Merujuk pada UU Nomor 30 Tahun 2002 tentang KPK, langkah konkret yang harus dilakukan adalah mengambil alih penyelesaian skandal Gayus. Pasal 8 Ayat (2) UU No 30/2002 menegaskan ”KPK berwenang mengambil alih penyidikan atau penuntutan terhadap pelaku tindak pidana korupsi yang sedang dilakukan oleh kepolisian”. Dengan dasar itu, siapa pun tak dapat mencegah KPK mengambil alih penyelesaian skandal pajak Gayus.

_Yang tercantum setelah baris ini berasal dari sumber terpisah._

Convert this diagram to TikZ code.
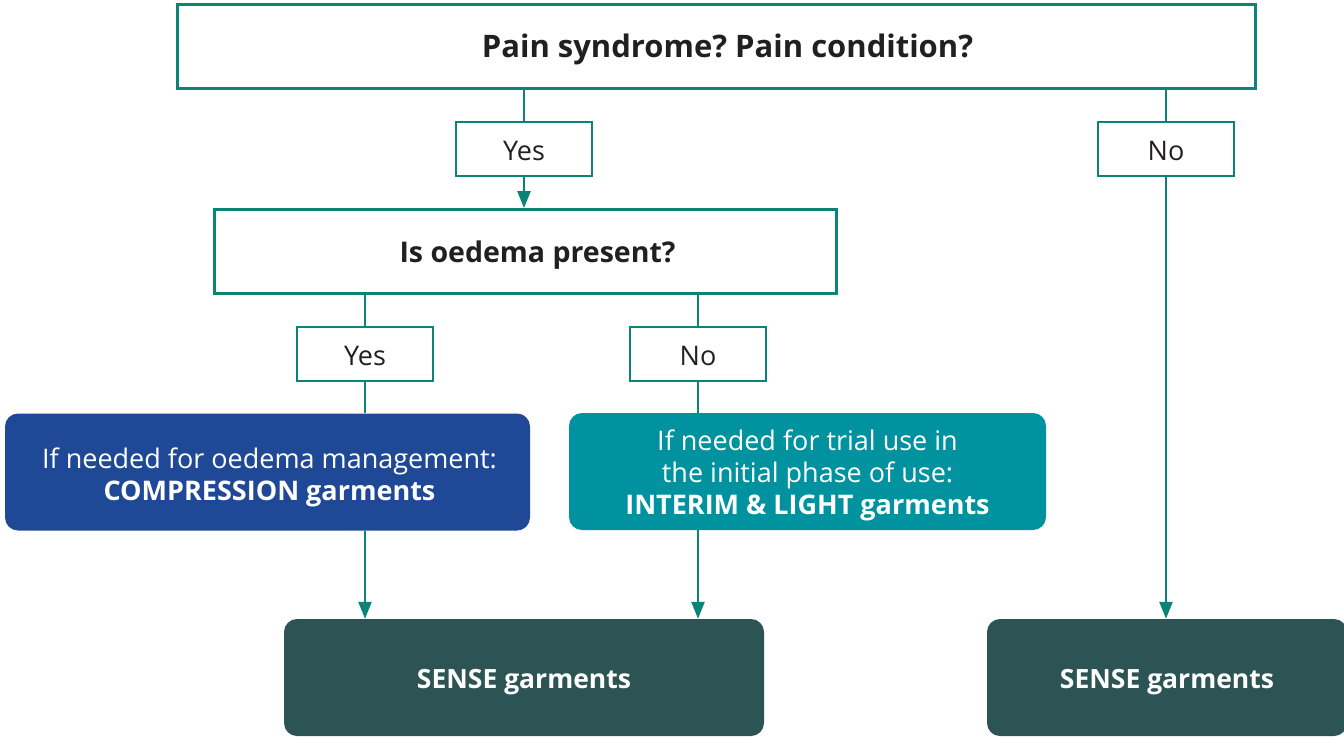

Melihat jejaring Gayus dengan polisi (termasuk jaksa) dan penyuapan yang dilakukan selama dalam masa tahanan, alasan yang dipersyaratkan dalam Pasal 9 UU No 30/3002 telah terpenuhi. Setidaknya, terdapat kecenderungan penanganan tindak pidana korupsi ditujukan guna melindungi pelaku tindak pidana korupsi yang sesungguhnya. Kecenderungan ini dapat dilacak dari adanya upaya mengalihkan dari rekening tak wajar Gayus jadi kasus PT Surya Alam Tunggal dengan jumlah kerugian negara Rp 570.952.000.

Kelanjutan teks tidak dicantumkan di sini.